El 17 de enero de 2001 fue la última vez que lo vi. Yo había regresado una vez más, un año más, al encuentro de Ciénaga, pero finalmente me fui adonde Elías, a su casa, a untarme de ellos, a saludar a su mamá, a degustar su exquisita comida árabe, a beber como cosacos, a arrastrarnos de la risa, a hablar de los últimos acontecimientos socio-sico-sexuales de su parroquia entrañable, a declamar poesía como nos gustaba –con todos los hierros–, a leer textos, carajo, y a relatar lo que había sido de nuestras vidas en todos esos años, sin arrepentirnos de nada, echando pa’lante, sin plañideras ni mea culpas ni golpecitos en el pecho. Leímos el cuento que nos hermanaba aún más y me dedicó la antología de Martiniano Acosta y Clinton Ramírez –donde “Apología del diez” está incluido– con estas palabras: “Para Jose, quien conoce el mundo de donde sale este poco de humanidad. Con afecto, Elías Eslait R. / Ciénaga, Enero 17 de 2001” Así, con esa permanente modestia, con esa humildad, con esa sencillez. 
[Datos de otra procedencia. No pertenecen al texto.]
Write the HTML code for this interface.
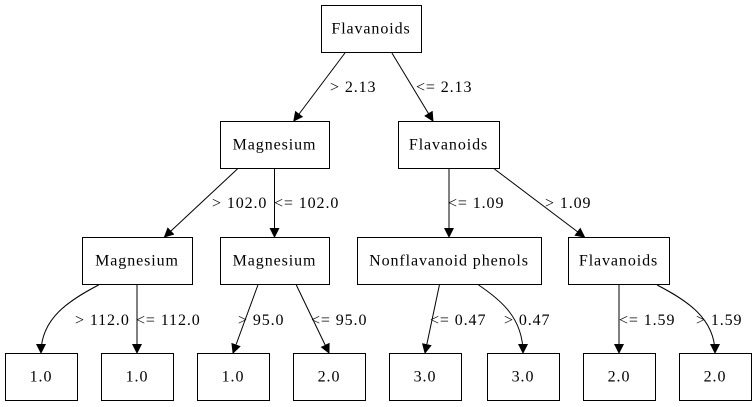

Me imagino que ya habrán echado el discursito de que hay que tener consuelo ante la muerte, de que nadie conoce los inescrutables caminos de Dios, de que pronto nos tocará también a nosotros y de que nadie se escapa de ese designio inexorable. Qué bueno echar el discursito. Pero qué triste que uno tenga que perder un amigo, a un ser querido, y lo más terrible es que uno no puede volver a ver a esa persona nunca más. Ni oír su risa ni su voz más nunca. Qué triste que toda una geografía se le quede sin sentido a uno porque ya no está allí el amigo que se iba a alegrar con nuestra presencia.